--- Available data ---
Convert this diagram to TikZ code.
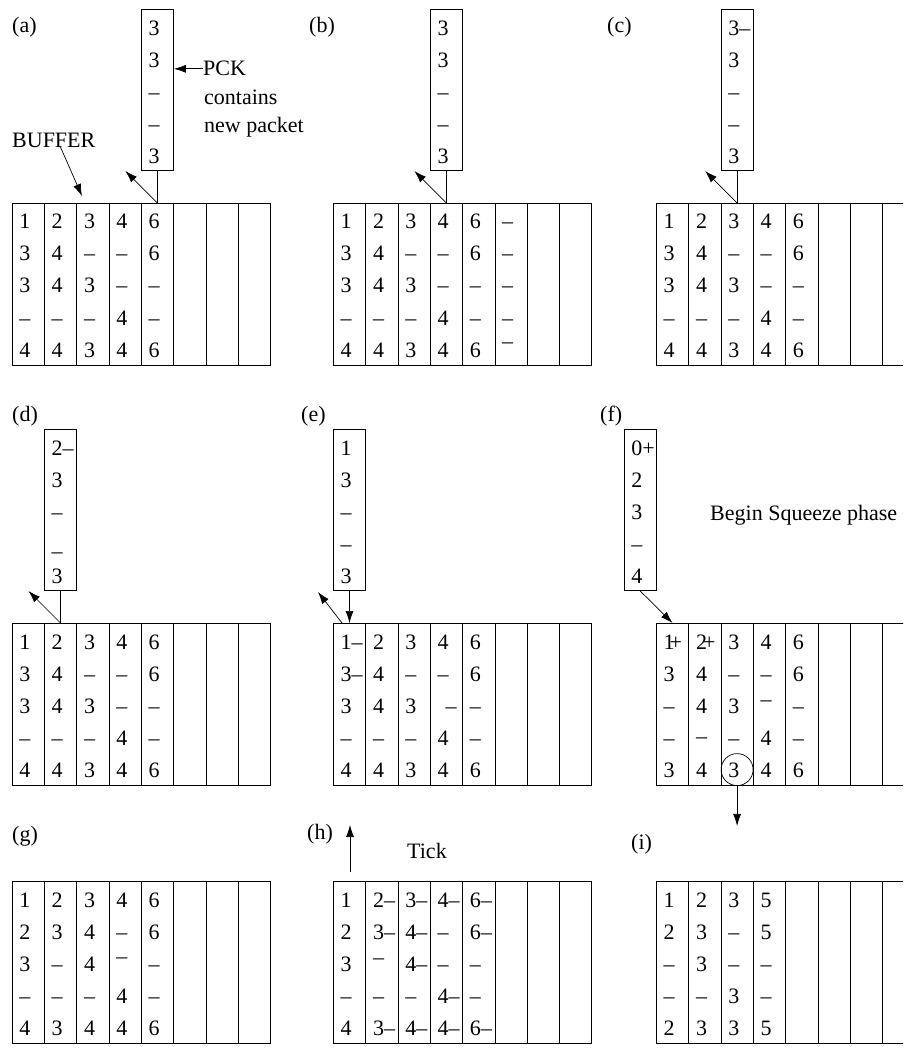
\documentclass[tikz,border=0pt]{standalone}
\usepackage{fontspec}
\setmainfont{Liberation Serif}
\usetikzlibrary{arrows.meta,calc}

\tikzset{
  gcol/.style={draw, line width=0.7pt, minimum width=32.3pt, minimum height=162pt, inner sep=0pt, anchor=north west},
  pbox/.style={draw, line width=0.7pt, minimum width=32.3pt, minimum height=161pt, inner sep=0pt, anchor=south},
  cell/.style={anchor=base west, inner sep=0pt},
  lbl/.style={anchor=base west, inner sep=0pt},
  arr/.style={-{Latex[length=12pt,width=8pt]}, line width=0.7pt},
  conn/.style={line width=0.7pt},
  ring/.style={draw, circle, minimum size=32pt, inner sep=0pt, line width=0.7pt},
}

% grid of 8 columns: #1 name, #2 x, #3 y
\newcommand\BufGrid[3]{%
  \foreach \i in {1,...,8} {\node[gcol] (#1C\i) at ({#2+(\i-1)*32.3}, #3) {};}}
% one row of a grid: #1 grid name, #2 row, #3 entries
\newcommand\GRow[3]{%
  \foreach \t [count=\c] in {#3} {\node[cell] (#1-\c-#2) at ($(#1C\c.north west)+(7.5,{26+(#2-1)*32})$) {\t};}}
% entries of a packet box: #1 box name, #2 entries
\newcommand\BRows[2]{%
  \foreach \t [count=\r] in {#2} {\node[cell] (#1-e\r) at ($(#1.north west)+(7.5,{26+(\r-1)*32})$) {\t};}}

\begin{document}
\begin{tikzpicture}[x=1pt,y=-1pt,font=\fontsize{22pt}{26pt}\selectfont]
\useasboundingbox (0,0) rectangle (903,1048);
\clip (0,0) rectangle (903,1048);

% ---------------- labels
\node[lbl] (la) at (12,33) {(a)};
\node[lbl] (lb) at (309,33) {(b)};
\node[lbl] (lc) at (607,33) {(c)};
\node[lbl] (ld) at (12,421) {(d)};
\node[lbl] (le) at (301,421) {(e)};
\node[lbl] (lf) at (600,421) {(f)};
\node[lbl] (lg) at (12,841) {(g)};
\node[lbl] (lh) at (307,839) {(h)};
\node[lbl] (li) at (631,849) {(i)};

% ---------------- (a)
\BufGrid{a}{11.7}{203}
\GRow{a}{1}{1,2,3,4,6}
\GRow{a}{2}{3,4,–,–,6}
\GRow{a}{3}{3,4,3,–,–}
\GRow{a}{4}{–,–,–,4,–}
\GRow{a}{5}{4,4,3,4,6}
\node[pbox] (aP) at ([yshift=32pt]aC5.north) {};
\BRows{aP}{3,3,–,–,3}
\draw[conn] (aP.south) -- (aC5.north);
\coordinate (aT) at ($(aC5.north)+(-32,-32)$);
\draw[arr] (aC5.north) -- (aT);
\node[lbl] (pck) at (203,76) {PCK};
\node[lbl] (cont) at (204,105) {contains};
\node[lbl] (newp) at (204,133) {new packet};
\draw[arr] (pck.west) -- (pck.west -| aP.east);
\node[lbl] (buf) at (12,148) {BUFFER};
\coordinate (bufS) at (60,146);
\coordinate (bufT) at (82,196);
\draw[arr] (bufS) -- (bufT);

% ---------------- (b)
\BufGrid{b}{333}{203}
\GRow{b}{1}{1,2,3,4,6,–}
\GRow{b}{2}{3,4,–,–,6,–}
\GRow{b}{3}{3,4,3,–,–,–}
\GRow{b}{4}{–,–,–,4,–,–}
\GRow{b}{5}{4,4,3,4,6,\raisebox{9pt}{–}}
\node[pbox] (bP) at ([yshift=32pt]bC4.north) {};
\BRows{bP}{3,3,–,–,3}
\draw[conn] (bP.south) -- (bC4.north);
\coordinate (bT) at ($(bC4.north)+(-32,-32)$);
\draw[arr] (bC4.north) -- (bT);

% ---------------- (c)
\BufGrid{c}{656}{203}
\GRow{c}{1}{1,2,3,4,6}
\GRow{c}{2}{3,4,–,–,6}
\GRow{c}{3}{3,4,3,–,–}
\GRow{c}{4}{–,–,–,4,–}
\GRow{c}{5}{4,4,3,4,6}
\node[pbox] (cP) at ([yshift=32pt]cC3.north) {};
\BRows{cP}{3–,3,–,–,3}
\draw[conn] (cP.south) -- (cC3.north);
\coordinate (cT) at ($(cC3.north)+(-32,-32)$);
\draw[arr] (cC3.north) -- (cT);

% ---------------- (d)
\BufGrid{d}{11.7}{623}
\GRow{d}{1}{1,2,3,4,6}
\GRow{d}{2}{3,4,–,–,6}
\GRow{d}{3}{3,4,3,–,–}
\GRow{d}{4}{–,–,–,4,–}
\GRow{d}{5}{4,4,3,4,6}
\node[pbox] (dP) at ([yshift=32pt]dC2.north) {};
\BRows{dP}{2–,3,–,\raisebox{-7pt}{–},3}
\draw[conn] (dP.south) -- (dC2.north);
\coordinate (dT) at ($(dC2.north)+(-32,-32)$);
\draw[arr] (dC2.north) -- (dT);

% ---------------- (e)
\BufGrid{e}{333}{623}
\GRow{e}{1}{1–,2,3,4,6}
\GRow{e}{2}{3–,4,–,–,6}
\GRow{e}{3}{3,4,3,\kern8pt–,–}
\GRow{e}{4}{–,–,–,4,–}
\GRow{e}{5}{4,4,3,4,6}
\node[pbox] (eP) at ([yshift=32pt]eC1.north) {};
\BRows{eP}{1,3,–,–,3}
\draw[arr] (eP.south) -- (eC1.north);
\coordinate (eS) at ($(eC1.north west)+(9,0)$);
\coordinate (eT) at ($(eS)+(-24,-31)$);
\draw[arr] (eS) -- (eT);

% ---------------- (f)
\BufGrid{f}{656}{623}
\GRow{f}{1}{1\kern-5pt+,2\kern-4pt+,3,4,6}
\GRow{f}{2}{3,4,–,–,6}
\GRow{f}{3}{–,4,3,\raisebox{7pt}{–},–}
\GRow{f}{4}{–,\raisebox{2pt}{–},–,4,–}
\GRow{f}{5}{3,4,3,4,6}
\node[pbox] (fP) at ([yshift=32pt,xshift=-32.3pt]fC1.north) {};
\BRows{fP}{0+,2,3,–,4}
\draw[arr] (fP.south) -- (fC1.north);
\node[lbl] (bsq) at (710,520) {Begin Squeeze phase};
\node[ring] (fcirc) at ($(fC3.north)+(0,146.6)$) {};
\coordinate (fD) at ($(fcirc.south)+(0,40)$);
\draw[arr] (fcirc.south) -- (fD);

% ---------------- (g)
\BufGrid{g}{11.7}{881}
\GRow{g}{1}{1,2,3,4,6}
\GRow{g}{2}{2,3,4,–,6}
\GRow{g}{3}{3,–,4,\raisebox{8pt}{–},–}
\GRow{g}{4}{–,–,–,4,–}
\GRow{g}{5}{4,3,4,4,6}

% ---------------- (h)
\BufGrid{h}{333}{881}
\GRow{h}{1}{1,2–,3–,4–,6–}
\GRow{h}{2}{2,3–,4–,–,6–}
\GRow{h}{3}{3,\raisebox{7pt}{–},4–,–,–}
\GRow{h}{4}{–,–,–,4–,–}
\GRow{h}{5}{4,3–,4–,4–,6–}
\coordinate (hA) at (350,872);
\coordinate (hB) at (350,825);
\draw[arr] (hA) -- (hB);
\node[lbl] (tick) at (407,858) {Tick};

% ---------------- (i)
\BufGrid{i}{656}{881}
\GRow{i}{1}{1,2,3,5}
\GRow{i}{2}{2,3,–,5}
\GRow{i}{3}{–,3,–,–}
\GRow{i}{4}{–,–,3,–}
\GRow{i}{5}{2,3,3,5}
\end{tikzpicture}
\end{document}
---
## Directions:
Reproduce the material in its entirety and word for word, without the pictures.

## Exercise output:
Convert this diagram to TikZ code.
\documentclass[tikz,border=0pt]{standalone}
\usepackage{fontspec}
\setmainfont{Liberation Serif}
\usetikzlibrary{arrows.meta,calc}

\tikzset{
  gcol/.style={draw, line width=0.7pt, minimum width=32.3pt, minimum height=162pt, inner sep=0pt, anchor=north west},
  pbox/.style={draw, line width=0.7pt, minimum width=32.3pt, minimum height=161pt, inner sep=0pt, anchor=south},
  cell/.style={anchor=base west, inner sep=0pt},
  lbl/.style={anchor=base west, inner sep=0pt},
  arr/.style={-{Latex[length=12pt,width=8pt]}, line width=0.7pt},
  conn/.style={line width=0.7pt},
  ring/.style={draw, circle, minimum size=32pt, inner sep=0pt, line width=0.7pt},
}

% grid of 8 columns: #1 name, #2 x, #3 y
\newcommand\BufGrid[3]{%
  \foreach \i in {1,...,8} {\node[gcol] (#1C\i) at ({#2+(\i-1)*32.3}, #3) {};}}
% one row of a grid: #1 grid name, #2 row, #3 entries
\newcommand\GRow[3]{%
  \foreach \t [count=\c] in {#3} {\node[cell] (#1-\c-#2) at ($(#1C\c.north west)+(7.5,{26+(#2-1)*32})$) {\t};}}
% entries of a packet box: #1 box name, #2 entries
\newcommand\BRows[2]{%
  \foreach \t [count=\r] in {#2} {\node[cell] (#1-e\r) at ($(#1.north west)+(7.5,{26+(\r-1)*32})$) {\t};}}

\begin{document}
\begin{tikzpicture}[x=1pt,y=-1pt,font=\fontsize{22pt}{26pt}\selectfont]
\useasboundingbox (0,0) rectangle (903,1048);
\clip (0,0) rectangle (903,1048);

% ---------------- labels
\node[lbl] (la) at (12,33) {(a)};
\node[lbl] (lb) at (309,33) {(b)};
\node[lbl] (lc) at (607,33) {(c)};
\node[lbl] (ld) at (12,421) {(d)};
\node[lbl] (le) at (301,421) {(e)};
\node[lbl] (lf) at (600,421) {(f)};
\node[lbl] (lg) at (12,841) {(g)};
\node[lbl] (lh) at (307,839) {(h)};
\node[lbl] (li) at (631,849) {(i)};

% ---------------- (a)
\BufGrid{a}{11.7}{203}
\GRow{a}{1}{1,2,3,4,6}
\GRow{a}{2}{3,4,–,–,6}
\GRow{a}{3}{3,4,3,–,–}
\GRow{a}{4}{–,–,–,4,–}
\GRow{a}{5}{4,4,3,4,6}
\node[pbox] (aP) at ([yshift=32pt]aC5.north) {};
\BRows{aP}{3,3,–,–,3}
\draw[conn] (aP.south) -- (aC5.north);
\coordinate (aT) at ($(aC5.north)+(-32,-32)$);
\draw[arr] (aC5.north) -- (aT);
\node[lbl] (pck) at (203,76) {PCK};
\node[lbl] (cont) at (204,105) {contains};
\node[lbl] (newp) at (204,133) {new packet};
\draw[arr] (pck.west) -- (pck.west -| aP.east);
\node[lbl] (buf) at (12,148) {BUFFER};
\coordinate (bufS) at (60,146);
\coordinate (bufT) at (82,196);
\draw[arr] (bufS) -- (bufT);

% ---------------- (b)
\BufGrid{b}{333}{203}
\GRow{b}{1}{1,2,3,4,6,–}
\GRow{b}{2}{3,4,–,–,6,–}
\GRow{b}{3}{3,4,3,–,–,–}
\GRow{b}{4}{–,–,–,4,–,–}
\GRow{b}{5}{4,4,3,4,6,\raisebox{9pt}{–}}
\node[pbox] (bP) at ([yshift=32pt]bC4.north) {};
\BRows{bP}{3,3,–,–,3}
\draw[conn] (bP.south) -- (bC4.north);
\coordinate (bT) at ($(bC4.north)+(-32,-32)$);
\draw[arr] (bC4.north) -- (bT);

% ---------------- (c)
\BufGrid{c}{656}{203}
\GRow{c}{1}{1,2,3,4,6}
\GRow{c}{2}{3,4,–,–,6}
\GRow{c}{3}{3,4,3,–,–}
\GRow{c}{4}{–,–,–,4,–}
\GRow{c}{5}{4,4,3,4,6}
\node[pbox] (cP) at ([yshift=32pt]cC3.north) {};
\BRows{cP}{3–,3,–,–,3}
\draw[conn] (cP.south) -- (cC3.north);
\coordinate (cT) at ($(cC3.north)+(-32,-32)$);
\draw[arr] (cC3.north) -- (cT);

% ---------------- (d)
\BufGrid{d}{11.7}{623}
\GRow{d}{1}{1,2,3,4,6}
\GRow{d}{2}{3,4,–,–,6}
\GRow{d}{3}{3,4,3,–,–}
\GRow{d}{4}{–,–,–,4,–}
\GRow{d}{5}{4,4,3,4,6}
\node[pbox] (dP) at ([yshift=32pt]dC2.north) {};
\BRows{dP}{2–,3,–,\raisebox{-7pt}{–},3}
\draw[conn] (dP.south) -- (dC2.north);
\coordinate (dT) at ($(dC2.north)+(-32,-32)$);
\draw[arr] (dC2.north) -- (dT);

% ---------------- (e)
\BufGrid{e}{333}{623}
\GRow{e}{1}{1–,2,3,4,6}
\GRow{e}{2}{3–,4,–,–,6}
\GRow{e}{3}{3,4,3,\kern8pt–,–}
\GRow{e}{4}{–,–,–,4,–}
\GRow{e}{5}{4,4,3,4,6}
\node[pbox] (eP) at ([yshift=32pt]eC1.north) {};
\BRows{eP}{1,3,–,–,3}
\draw[arr] (eP.south) -- (eC1.north);
\coordinate (eS) at ($(eC1.north west)+(9,0)$);
\coordinate (eT) at ($(eS)+(-24,-31)$);
\draw[arr] (eS) -- (eT);

% ---------------- (f)
\BufGrid{f}{656}{623}
\GRow{f}{1}{1\kern-5pt+,2\kern-4pt+,3,4,6}
\GRow{f}{2}{3,4,–,–,6}
\GRow{f}{3}{–,4,3,\raisebox{7pt}{–},–}
\GRow{f}{4}{–,\raisebox{2pt}{–},–,4,–}
\GRow{f}{5}{3,4,3,4,6}
\node[pbox] (fP) at ([yshift=32pt,xshift=-32.3pt]fC1.north) {};
\BRows{fP}{0+,2,3,–,4}
\draw[arr] (fP.south) -- (fC1.north);
\node[lbl] (bsq) at (710,520) {Begin Squeeze phase};
\node[ring] (fcirc) at ($(fC3.north)+(0,146.6)$) {};
\coordinate (fD) at ($(fcirc.south)+(0,40)$);
\draw[arr] (fcirc.south) -- (fD);

% ---------------- (g)
\BufGrid{g}{11.7}{881}
\GRow{g}{1}{1,2,3,4,6}
\GRow{g}{2}{2,3,4,–,6}
\GRow{g}{3}{3,–,4,\raisebox{8pt}{–},–}
\GRow{g}{4}{–,–,–,4,–}
\GRow{g}{5}{4,3,4,4,6}

% ---------------- (h)
\BufGrid{h}{333}{881}
\GRow{h}{1}{1,2–,3–,4–,6–}
\GRow{h}{2}{2,3–,4–,–,6–}
\GRow{h}{3}{3,\raisebox{7pt}{–},4–,–,–}
\GRow{h}{4}{–,–,–,4–,–}
\GRow{h}{5}{4,3–,4–,4–,6–}
\coordinate (hA) at (350,872);
\coordinate (hB) at (350,825);
\draw[arr] (hA) -- (hB);
\node[lbl] (tick) at (407,858) {Tick};

% ---------------- (i)
\BufGrid{i}{656}{881}
\GRow{i}{1}{1,2,3,5}
\GRow{i}{2}{2,3,–,5}
\GRow{i}{3}{–,3,–,–}
\GRow{i}{4}{–,–,3,–}
\GRow{i}{5}{2,3,3,5}
\end{tikzpicture}
\end{document}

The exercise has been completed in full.